In catchment-based flood management, how do upstream source control measures, such as reforestation, directly affect downstream peak flood flows?
In catchment-based flood management, upstream source control measures like reforestation directly affect downstream peak flood flows by altering the hydrological cycle within the catchment, which is the area of land where all water drains into a common outlet. Reforestation involves planting trees and restoring forest cover in the upper parts of a river basin. These trees and their associated forest ecosystems modify how rainfall interacts with the land, thereby influencing the speed and volume of water reaching downstream river channels.
Firstly, tree canopies intercept rainfall, meaning a portion of the precipitation is caught on leaves and branches before it reaches the ground. This intercepted water either evaporates back into the atmosphere or slowly drips to the forest floor, delaying its entry into the soil and drainage system. This process, known as interception storage, reduces the immediate volume of water available for surface runoff during a rain event.
Secondly, forest soils have significantly higher infiltration rates compared to degraded or bare land. Tree roots create extensive networks of macropores and channels within the soil, increasing its porosity and ability to absorb water. The leaf litter and organic matter on the forest floor further enhance this by improving soil structure and acting as a sponge, allowing water to slowly percolate downward rather than flow across the surface. This increased infiltration means less water becomes surface runoff, which is water that flows over the land surface, contributing rapidly to river flows. Instead, more water infiltrates into the ground to replenish soil moisture and potentially groundwater stores, which are underground reserves of water.
Thirdly, trees actively absorb water from the soil through their roots and release it into the atmosphere as water vapor through their leaves in a process called transpiration. Together with evaporation from the soil and plant surfaces, this is known as evapotranspiration. Forests have higher evapotranspiration rates than many other land covers, meaning they return a greater proportion of the absorbed rainfall back to the atmosphere, further reducing the amount of water available for runoff.
The combined effects of increased interception, enhanced infiltration, reduced surface runoff, and higher evapotranspiration lead to a significant attenuation of flood peaks downstream. Attenuation refers to the reduction in the magnitude of a flood peak.
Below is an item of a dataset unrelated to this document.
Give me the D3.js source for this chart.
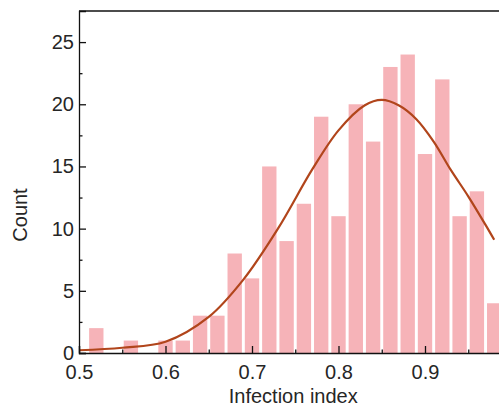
<!DOCTYPE html>
<html>
<head>
<meta charset="utf-8">
<script src="https://cdn.jsdelivr.net/npm/d3@7"></script>
<style>
  html, body { margin: 0; padding: 0; background: #fff; overflow: hidden; }
  svg { display: block; }
  text { font-family: "Liberation Sans", Arial, sans-serif; fill: #262626; }
</style>
</head>
<body>
<div id="container"></div>
<script>
// histogram bins (centre of each bin) and their counts
const binCenters = [0.52, 0.56, 0.60, 0.62, 0.64, 0.66, 0.68, 0.70, 0.72, 0.74, 0.76,
                    0.78, 0.80, 0.82, 0.84, 0.86, 0.88, 0.90, 0.92, 0.94, 0.96, 0.98]
const counts = [2, 1, 1, 1, 3, 3, 8, 6, 15, 9, 12, 19, 11, 20, 17, 23, 24, 16, 22, 11, 13, 4]

// fitted curve
const fitX = [0.50, 0.55, 0.60, 0.65, 0.69, 0.73, 0.77, 0.80, 0.83, 0.85, 0.87, 0.89, 0.91, 0.93, 0.95, 0.97, 0.98]
const fitY = [0.22, 0.42, 0.9, 2.9, 5.9, 10.0, 14.8, 17.9, 19.9, 20.35, 19.9, 18.8, 17.0, 14.7, 12.6, 10.3, 9.1]

// the 1.0 tick sits outside the visible picture
const xTicks = [0.5, 0.6, 0.7, 0.8, 0.9]
const xMinor = [0.55, 0.65, 0.75, 0.85, 0.95]
const yTicks = [0, 5, 10, 15, 20, 25]
const yMinor = [2.5, 7.5, 12.5, 17.5, 22.5]

const w = 499
const h = 409
const binHalf = 0.0083

const svg = d3.select("#container")
  .append("svg")
  .attr("width", w)
  .attr("height", h)

const x = d3.scaleLinear().domain([0.5, 1.0]).range([79, 511.5])
const y = d3.scaleLinear().domain([0, 27.5]).range([353, 11])

// bars
svg.selectAll("rect.bar")
  .data(binCenters)
  .enter()
  .append("rect")
  .attr("class", "bar")
  .attr("x", (c) => x(c - binHalf))
  .attr("width", (c) => x(c + binHalf) - x(c - binHalf))
  .attr("y", (c, i) => y(counts[i]))
  .attr("height", (c, i) => y(0) - y(counts[i]))
  .attr("fill", "#f6b3b8")

// fit curve
const line = d3.line()
  .x((d) => x(d[0]))
  .y((d) => y(d[1]))
  .curve(d3.curveCatmullRom.alpha(0.5))

svg.append("path")
  .datum(fitX.map((v, i) => [v, fitY[i]]))
  .attr("d", line)
  .attr("fill", "none")
  .attr("stroke", "#b1451b")
  .attr("stroke-width", 2.2)

// axes, ticks pointing inward
const xAxis = svg.append("g")
  .attr("transform", "translate(0," + y(0) + ")")
  .call(d3.axisBottom(x).tickValues(xTicks).tickSize(-7).tickPadding(12)
    .tickFormat(d3.format(".1f")))
xAxis.selectAll("text").attr("font-size", 20).attr("dy", "0.71em")

svg.append("g")
  .attr("transform", "translate(0," + y(0) + ")")
  .call(d3.axisBottom(x).tickValues(xMinor).tickSize(-3.5).tickFormat(""))
  .select(".domain").remove()

const yAxis = svg.append("g")
  .attr("transform", "translate(" + x(0.5) + ",0)")
  .call(d3.axisLeft(y).tickValues(yTicks).tickSize(-7).tickPadding(5))
yAxis.selectAll("text").attr("font-size", 20)

svg.append("g")
  .attr("transform", "translate(" + x(0.5) + ",0)")
  .call(d3.axisLeft(y).tickValues(yMinor).tickSize(-3.5).tickFormat(""))
  .select(".domain").remove()

svg.selectAll(".domain, .tick line").attr("stroke", "#111").attr("stroke-width", 1.3)
svg.selectAll(".tick text").attr("fill", "#262626")

// top frame line
svg.append("line")
  .attr("x1", x(0.5)).attr("x2", x(1.0))
  .attr("y1", y(27.5)).attr("y2", y(27.5))
  .attr("stroke", "#111")
  .attr("stroke-width", 1.3)

// axis titles
svg.append("text")
  .attr("x", (x(0.5) + x(1.0)) / 2 - 2)
  .attr("y", 403)
  .attr("text-anchor", "middle")
  .attr("font-size", 20)
  .text("Infection index")

svg.append("text")
  .attr("transform", "translate(27,215) rotate(-90)")
  .attr("text-anchor", "middle")
  .attr("font-size", 20)
  .text("Count")
</script>
</body>
</html>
By slowing down the movement of water from the land into the river system and reducing the total volume of water that rapidly enters the channels, reforestation extends the time to peak and reduces the peak discharge of a flood. The peak discharge is the maximum volume of water flowing past a point in a river per unit of time during a flood event. This results in a 'flattening' of the hydrograph, which is a graph showing the rate of flow (discharge) versus time past a specific point in a river. A flattened hydrograph signifies a lower and more prolonged flow, rather than a sharp, high-volume surge, thereby directly mitigating the severity of downstream flooding and reducing flood risk.